Not that I’m smarter than Matthew.
But possibly more of a poet. Though I can’t be certain I’d know it.
Gary Lee Parker
Steve,
A question from the answer from today’s question you answered. What do we do with the Gospels that has Jesus talking with Pharisees and Scribes when Jesus said to them that you search the Scriptures for Him and you cannot see the trees inside the forest? or How about on the road to Emmaus whe Jesus shared about Him through The Law, Psalms, and Prophets? Oops! Two questions, not one!
Stephen M. Miller
Hi, Gary. You’re right. There are plenty of trees in the Old Testament with Jesus’ name carved all over them. But I think what some Old Testament profs object to is that some folks see Jesus in all the nuts hanging on the trees, too.
Dale r. Yancy
Stephen Miller, I’m sorry to say, but you sound like a fool. How did Timothy come to faith in Jesus the Messiah if it were NOT for the Old Testament.
Paul writes to Timothy, 2 Timothy 3:14-17 (ESV)
14 But as for you, continue in what you have learned and have firmly believed, knowing from whom you learned it
15 and how from childhood you have been acquainted with the sacred writings, which are able to make you wise for salvation through faith in Christ Jesus.
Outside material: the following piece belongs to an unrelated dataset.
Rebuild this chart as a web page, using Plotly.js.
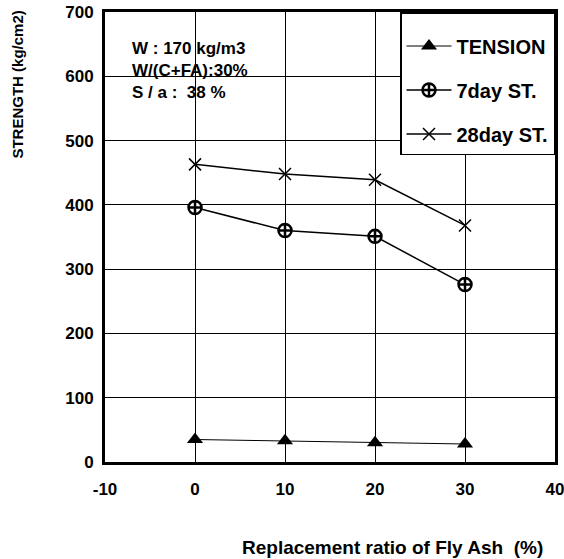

16 All Scripture is breathed out by God and profitable for teaching, for reproof, for correction, and for training in righteousness,
17 that the man of God may be complete, equipped for every good work.
Timothy came through faith through the sacred writings, the Old Testament, because there was NO New Testament at that point. Paul also says that “ALL SCRIPTURE” IS breathed out by God and is profitable….for training in righteousness.
Stephen M. Miller
I suspect Timothy came to faith mainly because of what Paul had to say about his Damascus Road experience, and Paul’s reinterpretation of his Jewish religion because of that experience. The miracles Paul did probably didn’t hurt in convincing Timothy either.
The point I was trying to make is that we should read the Old Testament with an open mind. We shouldn’t go there with the idea that we’re going to find Jesus showing up one way or another in every chapter.